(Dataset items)

---*---

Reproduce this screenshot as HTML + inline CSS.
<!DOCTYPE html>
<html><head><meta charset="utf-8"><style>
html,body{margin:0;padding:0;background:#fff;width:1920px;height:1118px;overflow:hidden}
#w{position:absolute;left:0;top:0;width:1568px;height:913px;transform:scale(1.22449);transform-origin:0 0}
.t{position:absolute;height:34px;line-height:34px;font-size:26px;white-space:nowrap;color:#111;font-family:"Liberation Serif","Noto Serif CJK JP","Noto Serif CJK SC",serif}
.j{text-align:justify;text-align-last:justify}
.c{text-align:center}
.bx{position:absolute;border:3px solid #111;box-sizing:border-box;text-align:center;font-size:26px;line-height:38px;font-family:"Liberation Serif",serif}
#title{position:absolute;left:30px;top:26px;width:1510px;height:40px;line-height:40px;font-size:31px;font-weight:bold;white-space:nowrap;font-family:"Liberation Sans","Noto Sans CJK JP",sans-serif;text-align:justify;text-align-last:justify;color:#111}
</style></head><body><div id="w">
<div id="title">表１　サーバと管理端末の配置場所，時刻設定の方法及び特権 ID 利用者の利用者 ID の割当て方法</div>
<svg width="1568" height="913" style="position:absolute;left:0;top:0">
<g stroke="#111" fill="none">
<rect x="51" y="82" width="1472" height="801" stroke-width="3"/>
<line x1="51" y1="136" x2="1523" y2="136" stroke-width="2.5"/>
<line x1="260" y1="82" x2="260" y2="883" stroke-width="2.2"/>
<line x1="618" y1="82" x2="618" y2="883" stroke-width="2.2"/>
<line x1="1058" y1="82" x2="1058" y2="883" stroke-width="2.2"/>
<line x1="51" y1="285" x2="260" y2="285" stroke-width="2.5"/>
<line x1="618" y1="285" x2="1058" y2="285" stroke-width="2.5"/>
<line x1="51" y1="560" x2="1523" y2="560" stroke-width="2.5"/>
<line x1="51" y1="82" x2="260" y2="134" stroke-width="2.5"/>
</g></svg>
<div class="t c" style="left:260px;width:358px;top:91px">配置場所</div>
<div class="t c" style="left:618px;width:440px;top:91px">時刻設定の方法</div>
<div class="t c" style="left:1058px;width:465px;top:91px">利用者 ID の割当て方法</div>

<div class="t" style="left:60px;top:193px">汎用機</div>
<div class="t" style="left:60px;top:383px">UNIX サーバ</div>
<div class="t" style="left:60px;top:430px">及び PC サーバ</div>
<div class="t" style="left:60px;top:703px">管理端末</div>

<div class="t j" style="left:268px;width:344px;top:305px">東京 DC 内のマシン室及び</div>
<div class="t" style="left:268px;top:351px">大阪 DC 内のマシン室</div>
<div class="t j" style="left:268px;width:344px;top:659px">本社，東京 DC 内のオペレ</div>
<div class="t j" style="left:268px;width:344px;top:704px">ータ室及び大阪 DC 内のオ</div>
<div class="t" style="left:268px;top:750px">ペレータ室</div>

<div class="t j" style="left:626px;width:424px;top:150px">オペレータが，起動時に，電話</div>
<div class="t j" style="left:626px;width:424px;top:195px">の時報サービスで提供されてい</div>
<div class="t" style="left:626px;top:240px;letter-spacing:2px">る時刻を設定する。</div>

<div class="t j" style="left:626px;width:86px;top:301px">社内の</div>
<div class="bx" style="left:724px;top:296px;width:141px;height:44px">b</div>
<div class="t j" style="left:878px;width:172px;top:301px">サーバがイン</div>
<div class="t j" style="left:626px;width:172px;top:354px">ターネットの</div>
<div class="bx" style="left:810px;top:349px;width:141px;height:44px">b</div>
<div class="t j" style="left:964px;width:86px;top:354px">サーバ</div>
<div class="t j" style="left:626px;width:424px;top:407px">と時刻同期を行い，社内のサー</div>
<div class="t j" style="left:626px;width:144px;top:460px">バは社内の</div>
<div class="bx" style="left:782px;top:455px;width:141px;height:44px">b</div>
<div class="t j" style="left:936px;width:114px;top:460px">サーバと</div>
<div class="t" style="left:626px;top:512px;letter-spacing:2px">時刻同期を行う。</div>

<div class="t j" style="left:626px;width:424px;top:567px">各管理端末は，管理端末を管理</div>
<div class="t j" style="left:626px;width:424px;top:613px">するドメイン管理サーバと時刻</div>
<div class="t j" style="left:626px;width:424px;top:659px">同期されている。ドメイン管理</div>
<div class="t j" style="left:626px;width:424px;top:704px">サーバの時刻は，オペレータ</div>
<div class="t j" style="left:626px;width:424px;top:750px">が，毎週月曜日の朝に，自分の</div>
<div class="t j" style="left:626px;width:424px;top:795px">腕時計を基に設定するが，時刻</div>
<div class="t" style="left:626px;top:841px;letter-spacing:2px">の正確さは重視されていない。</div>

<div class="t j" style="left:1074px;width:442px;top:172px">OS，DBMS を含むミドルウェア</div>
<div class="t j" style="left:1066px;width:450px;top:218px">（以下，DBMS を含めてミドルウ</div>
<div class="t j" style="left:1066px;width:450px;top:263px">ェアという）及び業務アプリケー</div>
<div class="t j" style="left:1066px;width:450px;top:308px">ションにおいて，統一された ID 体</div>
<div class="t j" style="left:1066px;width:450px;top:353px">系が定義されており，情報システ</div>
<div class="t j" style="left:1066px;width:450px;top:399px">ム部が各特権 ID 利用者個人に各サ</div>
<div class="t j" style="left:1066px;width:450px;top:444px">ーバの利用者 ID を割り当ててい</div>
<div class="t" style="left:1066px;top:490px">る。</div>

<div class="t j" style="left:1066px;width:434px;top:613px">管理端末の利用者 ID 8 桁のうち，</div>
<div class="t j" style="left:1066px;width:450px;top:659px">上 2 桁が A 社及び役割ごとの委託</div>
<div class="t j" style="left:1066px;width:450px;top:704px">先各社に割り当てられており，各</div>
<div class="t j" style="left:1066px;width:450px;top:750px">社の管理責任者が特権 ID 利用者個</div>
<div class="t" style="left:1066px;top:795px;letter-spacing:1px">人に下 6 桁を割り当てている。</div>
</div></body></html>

---*---

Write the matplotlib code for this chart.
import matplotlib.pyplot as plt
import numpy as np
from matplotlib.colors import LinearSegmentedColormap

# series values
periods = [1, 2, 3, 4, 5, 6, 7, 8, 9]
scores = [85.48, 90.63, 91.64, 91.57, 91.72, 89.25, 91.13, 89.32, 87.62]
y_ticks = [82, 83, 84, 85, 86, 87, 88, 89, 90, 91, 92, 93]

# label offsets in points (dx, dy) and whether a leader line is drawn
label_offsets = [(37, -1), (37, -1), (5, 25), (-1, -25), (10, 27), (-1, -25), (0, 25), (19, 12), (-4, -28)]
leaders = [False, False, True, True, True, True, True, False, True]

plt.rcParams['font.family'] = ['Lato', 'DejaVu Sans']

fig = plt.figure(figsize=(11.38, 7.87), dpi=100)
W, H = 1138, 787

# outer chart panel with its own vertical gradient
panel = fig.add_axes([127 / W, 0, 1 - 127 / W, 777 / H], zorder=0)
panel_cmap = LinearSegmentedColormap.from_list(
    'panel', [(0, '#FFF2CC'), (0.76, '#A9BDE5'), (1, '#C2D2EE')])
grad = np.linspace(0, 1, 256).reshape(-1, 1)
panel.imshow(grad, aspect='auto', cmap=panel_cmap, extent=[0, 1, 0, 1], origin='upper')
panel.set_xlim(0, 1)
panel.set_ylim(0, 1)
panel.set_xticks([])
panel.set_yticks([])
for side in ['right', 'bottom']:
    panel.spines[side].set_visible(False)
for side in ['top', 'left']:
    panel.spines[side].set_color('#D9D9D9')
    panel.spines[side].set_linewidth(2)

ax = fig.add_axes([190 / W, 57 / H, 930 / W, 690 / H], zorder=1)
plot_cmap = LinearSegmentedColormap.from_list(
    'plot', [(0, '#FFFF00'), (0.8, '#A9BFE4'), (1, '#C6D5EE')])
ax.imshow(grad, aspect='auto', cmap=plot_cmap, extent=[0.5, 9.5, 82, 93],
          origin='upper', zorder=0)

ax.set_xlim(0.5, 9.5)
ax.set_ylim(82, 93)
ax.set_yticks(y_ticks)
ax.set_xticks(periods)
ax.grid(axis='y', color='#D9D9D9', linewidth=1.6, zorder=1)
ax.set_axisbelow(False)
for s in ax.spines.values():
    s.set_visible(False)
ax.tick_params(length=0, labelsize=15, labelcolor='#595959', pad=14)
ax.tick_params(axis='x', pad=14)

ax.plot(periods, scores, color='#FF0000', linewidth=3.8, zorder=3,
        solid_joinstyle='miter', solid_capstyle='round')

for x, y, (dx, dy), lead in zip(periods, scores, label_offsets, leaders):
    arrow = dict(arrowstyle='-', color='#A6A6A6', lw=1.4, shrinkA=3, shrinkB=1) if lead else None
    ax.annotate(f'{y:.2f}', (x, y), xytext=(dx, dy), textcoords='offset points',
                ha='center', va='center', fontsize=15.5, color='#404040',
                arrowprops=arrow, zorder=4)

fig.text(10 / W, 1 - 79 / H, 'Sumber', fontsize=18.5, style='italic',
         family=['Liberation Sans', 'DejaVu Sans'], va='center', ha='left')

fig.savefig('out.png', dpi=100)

---*---

WHAT NEEDS TO BE DONE = Give again, word for word, the lines starting at the line that has "Write the matplotlib code for this chart." and ending at the line that has "origin='upper', zorder=0)", with both of those lines included and nothing else.

THE RESULT =
Write the matplotlib code for this chart.
import matplotlib.pyplot as plt
import numpy as np
from matplotlib.colors import LinearSegmentedColormap

# series values
periods = [1, 2, 3, 4, 5, 6, 7, 8, 9]
scores = [85.48, 90.63, 91.64, 91.57, 91.72, 89.25, 91.13, 89.32, 87.62]
y_ticks = [82, 83, 84, 85, 86, 87, 88, 89, 90, 91, 92, 93]

# label offsets in points (dx, dy) and whether a leader line is drawn
label_offsets = [(37, -1), (37, -1), (5, 25), (-1, -25), (10, 27), (-1, -25), (0, 25), (19, 12), (-4, -28)]
leaders = [False, False, True, True, True, True, True, False, True]

plt.rcParams['font.family'] = ['Lato', 'DejaVu Sans']

fig = plt.figure(figsize=(11.38, 7.87), dpi=100)
W, H = 1138, 787

# outer chart panel with its own vertical gradient
panel = fig.add_axes([127 / W, 0, 1 - 127 / W, 777 / H], zorder=0)
panel_cmap = LinearSegmentedColormap.from_list(
    'panel', [(0, '#FFF2CC'), (0.76, '#A9BDE5'), (1, '#C2D2EE')])
grad = np.linspace(0, 1, 256).reshape(-1, 1)
panel.imshow(grad, aspect='auto', cmap=panel_cmap, extent=[0, 1, 0, 1], origin='upper')
panel.set_xlim(0, 1)
panel.set_ylim(0, 1)
panel.set_xticks([])
panel.set_yticks([])
for side in ['right', 'bottom']:
    panel.spines[side].set_visible(False)
for side in ['top', 'left']:
    panel.spines[side].set_color('#D9D9D9')
    panel.spines[side].set_linewidth(2)

ax = fig.add_axes([190 / W, 57 / H, 930 / W, 690 / H], zorder=1)
plot_cmap = LinearSegmentedColormap.from_list(
    'plot', [(0, '#FFFF00'), (0.8, '#A9BFE4'), (1, '#C6D5EE')])
ax.imshow(grad, aspect='auto', cmap=plot_cmap, extent=[0.5, 9.5, 82, 93],
          origin='upper', zorder=0)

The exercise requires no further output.